Pictures are not part of the copy. Give again exactly the lines from the one with "Convert this chart to matplotlib code." to the one with "err_d = [0.004, 0.005, 0.005, 0.004]", inclusive.

== Stored records

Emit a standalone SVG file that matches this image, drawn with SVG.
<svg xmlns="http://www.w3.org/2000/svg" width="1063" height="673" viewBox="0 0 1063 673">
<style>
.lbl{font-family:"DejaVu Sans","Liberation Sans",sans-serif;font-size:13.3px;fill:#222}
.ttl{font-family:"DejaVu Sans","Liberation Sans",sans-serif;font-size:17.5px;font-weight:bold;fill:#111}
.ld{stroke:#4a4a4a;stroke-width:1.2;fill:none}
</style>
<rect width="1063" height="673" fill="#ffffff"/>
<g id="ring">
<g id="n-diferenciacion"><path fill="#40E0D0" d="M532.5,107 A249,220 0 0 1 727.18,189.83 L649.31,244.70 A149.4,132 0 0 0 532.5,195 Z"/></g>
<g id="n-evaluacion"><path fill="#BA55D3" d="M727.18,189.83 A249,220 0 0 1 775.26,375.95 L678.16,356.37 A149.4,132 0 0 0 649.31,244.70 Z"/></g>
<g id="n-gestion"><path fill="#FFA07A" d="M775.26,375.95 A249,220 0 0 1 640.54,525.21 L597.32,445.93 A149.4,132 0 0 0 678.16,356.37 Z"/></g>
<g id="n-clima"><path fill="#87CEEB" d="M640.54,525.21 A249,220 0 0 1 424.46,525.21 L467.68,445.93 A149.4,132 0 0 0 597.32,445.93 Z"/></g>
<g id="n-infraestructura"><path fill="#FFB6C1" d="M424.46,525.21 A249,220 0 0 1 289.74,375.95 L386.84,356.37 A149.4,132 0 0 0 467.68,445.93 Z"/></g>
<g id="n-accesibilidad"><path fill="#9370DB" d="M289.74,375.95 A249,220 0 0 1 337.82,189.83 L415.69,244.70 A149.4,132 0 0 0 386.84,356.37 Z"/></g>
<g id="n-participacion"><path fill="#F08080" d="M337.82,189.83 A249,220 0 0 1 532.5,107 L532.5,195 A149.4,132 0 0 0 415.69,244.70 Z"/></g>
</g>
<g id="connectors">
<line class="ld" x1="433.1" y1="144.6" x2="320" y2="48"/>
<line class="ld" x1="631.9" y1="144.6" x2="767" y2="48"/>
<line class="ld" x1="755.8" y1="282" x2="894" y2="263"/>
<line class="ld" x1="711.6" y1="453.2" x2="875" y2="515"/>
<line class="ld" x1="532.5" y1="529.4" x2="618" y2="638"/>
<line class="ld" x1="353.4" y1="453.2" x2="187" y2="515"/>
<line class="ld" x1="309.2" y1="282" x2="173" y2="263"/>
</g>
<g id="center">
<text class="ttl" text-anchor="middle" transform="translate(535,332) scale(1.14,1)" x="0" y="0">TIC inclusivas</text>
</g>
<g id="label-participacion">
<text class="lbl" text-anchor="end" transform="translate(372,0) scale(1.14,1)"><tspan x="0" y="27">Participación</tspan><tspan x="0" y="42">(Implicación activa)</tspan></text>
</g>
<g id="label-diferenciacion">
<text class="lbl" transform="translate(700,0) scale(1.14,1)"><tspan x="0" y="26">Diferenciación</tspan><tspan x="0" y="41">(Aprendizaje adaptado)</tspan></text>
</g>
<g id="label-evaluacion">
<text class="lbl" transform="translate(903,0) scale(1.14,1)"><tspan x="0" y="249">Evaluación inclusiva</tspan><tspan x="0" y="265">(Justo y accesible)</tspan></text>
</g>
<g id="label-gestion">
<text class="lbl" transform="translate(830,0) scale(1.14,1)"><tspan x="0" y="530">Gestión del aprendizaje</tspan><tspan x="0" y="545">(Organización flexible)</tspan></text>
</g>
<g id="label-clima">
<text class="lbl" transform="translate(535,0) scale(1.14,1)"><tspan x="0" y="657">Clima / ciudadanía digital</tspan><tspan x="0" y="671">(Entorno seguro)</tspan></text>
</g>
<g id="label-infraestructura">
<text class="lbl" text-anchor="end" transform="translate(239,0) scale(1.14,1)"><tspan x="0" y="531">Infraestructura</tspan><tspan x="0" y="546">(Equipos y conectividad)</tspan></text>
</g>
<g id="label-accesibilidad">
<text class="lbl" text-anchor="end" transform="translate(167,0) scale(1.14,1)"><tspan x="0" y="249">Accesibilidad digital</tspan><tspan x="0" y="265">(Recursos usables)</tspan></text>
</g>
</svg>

====
== Stored records

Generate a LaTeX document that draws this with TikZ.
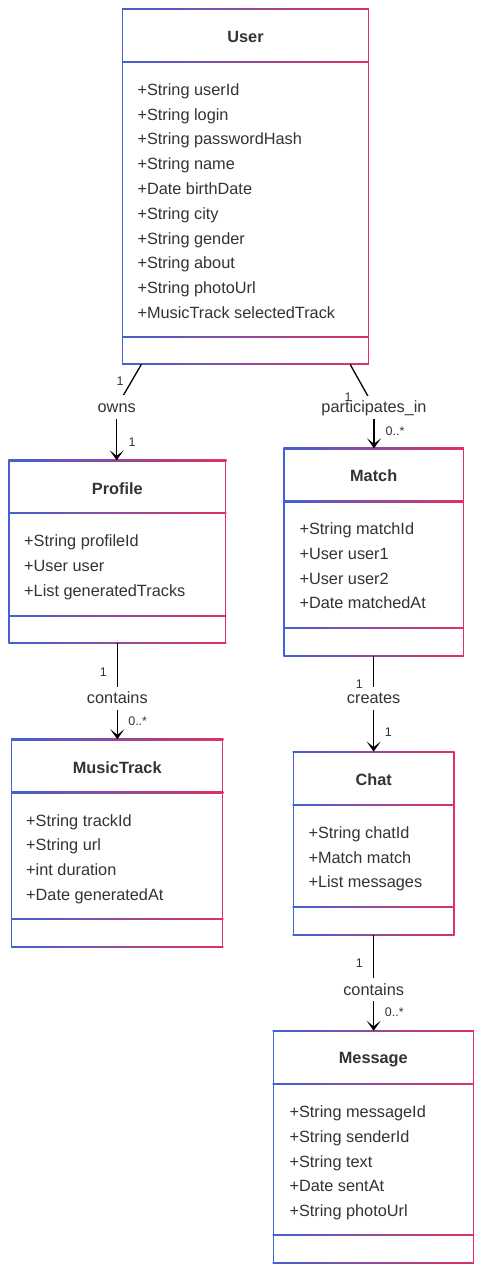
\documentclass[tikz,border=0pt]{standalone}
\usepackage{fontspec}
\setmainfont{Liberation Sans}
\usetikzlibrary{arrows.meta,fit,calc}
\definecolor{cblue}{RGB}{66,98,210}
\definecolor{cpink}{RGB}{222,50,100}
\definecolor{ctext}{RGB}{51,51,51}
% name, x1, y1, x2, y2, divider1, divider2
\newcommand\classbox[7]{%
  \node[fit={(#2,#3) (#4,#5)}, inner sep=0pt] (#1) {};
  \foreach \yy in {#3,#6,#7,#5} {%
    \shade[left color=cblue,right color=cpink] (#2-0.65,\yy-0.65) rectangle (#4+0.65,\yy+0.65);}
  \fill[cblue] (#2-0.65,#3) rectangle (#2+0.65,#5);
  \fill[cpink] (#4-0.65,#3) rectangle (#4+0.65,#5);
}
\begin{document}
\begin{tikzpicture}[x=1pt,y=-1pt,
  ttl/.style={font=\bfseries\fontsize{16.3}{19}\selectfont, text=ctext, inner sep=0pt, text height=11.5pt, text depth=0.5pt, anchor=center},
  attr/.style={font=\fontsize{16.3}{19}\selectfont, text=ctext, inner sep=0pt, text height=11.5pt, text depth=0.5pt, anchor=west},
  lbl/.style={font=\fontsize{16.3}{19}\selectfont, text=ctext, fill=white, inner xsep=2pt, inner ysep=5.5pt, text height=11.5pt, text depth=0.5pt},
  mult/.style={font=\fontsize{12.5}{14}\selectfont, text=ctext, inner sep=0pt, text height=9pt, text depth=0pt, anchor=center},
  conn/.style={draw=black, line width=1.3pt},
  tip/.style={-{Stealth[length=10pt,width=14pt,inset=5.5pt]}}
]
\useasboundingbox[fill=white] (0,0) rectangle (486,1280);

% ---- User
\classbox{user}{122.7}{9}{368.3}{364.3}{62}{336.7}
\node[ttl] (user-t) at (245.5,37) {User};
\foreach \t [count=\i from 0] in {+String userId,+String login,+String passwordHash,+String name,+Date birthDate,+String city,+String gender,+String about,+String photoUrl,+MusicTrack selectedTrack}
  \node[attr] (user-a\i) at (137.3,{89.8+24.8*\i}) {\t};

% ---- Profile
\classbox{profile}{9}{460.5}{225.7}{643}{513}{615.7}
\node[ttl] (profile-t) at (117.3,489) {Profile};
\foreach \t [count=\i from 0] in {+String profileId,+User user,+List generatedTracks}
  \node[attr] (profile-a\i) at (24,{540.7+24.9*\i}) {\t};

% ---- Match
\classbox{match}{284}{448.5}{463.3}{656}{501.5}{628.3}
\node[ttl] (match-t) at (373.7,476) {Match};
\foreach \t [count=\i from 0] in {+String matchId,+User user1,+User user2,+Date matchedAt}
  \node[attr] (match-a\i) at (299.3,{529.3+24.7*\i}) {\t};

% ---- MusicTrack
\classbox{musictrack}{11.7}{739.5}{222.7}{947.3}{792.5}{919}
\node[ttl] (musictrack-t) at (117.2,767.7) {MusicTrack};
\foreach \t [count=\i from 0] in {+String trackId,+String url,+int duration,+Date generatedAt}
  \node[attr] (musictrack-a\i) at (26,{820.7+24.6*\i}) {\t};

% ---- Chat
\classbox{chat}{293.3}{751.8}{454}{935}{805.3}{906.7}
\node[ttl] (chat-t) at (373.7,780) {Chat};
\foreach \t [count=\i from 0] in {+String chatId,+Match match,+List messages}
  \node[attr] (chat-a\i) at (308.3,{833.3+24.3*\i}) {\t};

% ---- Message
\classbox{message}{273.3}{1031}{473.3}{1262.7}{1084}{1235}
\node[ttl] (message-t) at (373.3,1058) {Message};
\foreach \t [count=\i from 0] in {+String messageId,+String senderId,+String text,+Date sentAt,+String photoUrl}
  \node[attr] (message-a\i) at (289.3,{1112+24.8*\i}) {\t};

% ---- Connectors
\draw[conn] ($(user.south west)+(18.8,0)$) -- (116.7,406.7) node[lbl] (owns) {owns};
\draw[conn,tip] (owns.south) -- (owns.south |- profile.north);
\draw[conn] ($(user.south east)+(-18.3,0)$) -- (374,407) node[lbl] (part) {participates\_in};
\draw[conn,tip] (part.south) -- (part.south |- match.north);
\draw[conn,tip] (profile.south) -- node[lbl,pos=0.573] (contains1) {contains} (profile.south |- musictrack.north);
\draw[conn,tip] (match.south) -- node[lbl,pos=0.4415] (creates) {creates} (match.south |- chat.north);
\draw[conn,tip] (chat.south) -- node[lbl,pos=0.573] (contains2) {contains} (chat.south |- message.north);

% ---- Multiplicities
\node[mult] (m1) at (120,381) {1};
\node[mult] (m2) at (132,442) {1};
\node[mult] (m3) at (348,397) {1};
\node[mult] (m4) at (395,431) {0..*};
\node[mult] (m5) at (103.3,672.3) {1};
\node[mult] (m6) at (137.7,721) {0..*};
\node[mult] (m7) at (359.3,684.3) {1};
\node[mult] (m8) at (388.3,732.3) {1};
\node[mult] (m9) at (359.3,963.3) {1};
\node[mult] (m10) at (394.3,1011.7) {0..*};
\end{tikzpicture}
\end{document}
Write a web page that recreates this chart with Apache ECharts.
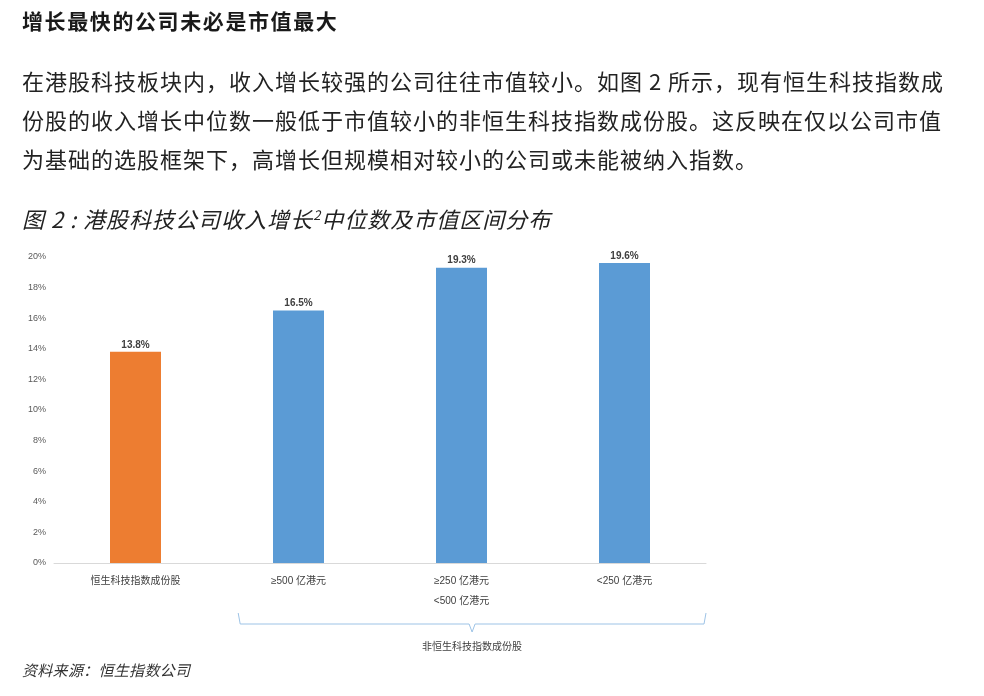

====
== Stored records

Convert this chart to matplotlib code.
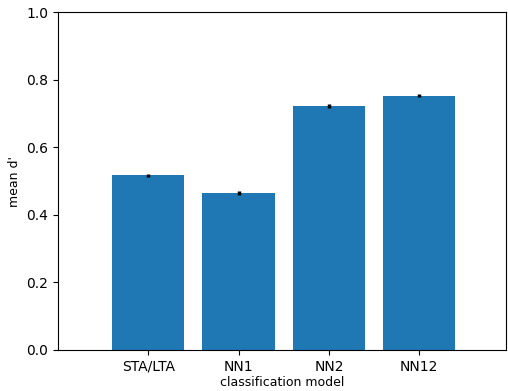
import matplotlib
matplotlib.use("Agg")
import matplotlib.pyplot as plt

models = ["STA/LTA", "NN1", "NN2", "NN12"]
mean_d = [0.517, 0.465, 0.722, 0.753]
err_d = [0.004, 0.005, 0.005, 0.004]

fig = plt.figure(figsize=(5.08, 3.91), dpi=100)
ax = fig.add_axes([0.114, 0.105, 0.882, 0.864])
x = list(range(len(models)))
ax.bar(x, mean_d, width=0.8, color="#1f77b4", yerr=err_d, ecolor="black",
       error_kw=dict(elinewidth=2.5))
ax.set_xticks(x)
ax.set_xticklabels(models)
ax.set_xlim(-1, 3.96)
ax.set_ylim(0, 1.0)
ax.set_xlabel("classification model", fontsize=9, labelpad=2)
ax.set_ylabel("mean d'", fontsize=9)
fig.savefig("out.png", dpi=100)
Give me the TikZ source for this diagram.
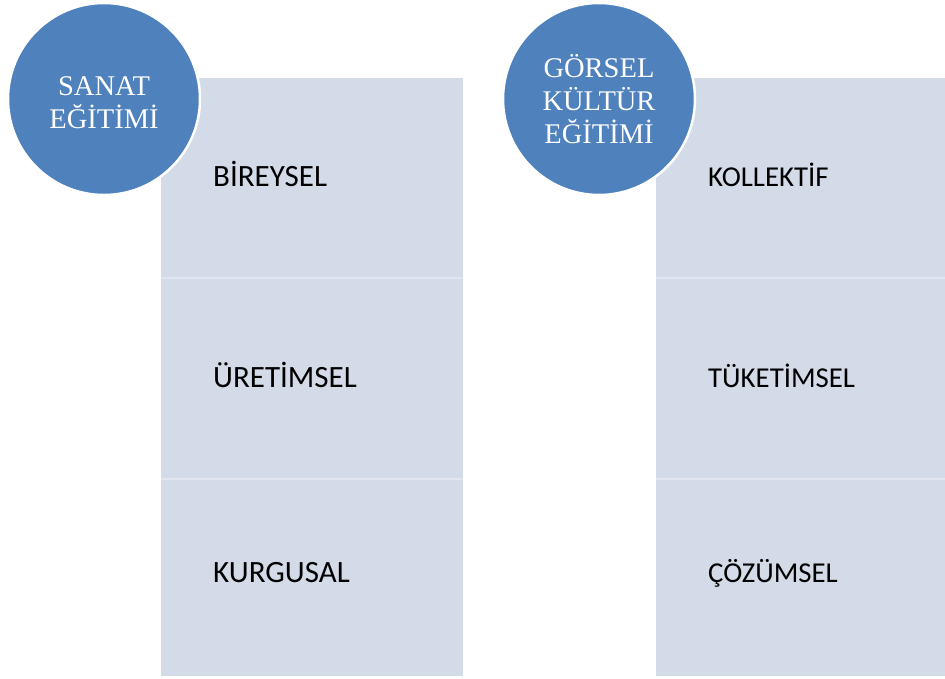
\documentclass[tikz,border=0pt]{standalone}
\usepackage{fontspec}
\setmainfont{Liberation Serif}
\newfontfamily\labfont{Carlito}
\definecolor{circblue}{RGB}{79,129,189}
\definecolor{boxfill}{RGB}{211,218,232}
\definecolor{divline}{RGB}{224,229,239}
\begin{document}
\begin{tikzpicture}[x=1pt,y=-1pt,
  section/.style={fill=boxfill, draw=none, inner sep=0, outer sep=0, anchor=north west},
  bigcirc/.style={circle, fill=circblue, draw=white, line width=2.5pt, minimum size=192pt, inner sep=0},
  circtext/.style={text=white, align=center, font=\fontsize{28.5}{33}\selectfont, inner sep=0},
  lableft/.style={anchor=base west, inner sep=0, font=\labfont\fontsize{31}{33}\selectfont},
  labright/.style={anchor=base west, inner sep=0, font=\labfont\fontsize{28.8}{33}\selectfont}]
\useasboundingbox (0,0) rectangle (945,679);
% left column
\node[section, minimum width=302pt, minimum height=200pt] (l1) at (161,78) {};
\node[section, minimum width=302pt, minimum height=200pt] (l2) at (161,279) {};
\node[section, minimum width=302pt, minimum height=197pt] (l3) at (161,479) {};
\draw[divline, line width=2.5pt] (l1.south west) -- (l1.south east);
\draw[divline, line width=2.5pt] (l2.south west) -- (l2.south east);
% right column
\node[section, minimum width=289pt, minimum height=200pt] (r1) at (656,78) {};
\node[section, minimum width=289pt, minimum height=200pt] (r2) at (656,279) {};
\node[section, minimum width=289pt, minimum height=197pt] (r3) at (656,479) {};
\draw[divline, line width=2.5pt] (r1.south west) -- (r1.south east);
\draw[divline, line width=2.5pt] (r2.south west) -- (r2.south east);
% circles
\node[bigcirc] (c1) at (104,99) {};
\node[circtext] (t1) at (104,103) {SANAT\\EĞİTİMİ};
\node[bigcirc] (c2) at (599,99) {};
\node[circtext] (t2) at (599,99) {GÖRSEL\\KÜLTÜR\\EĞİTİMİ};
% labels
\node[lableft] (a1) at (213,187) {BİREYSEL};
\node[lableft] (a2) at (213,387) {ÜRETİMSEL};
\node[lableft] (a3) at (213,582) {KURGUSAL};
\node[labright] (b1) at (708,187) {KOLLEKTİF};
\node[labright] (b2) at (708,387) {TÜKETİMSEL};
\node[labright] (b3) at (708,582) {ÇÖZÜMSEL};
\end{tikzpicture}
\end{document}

====

■ Result below:
Convert this chart to matplotlib code.
import matplotlib
matplotlib.use("Agg")
import matplotlib.pyplot as plt

models = ["STA/LTA", "NN1", "NN2", "NN12"]
mean_d = [0.517, 0.465, 0.722, 0.753]
err_d = [0.004, 0.005, 0.005, 0.004]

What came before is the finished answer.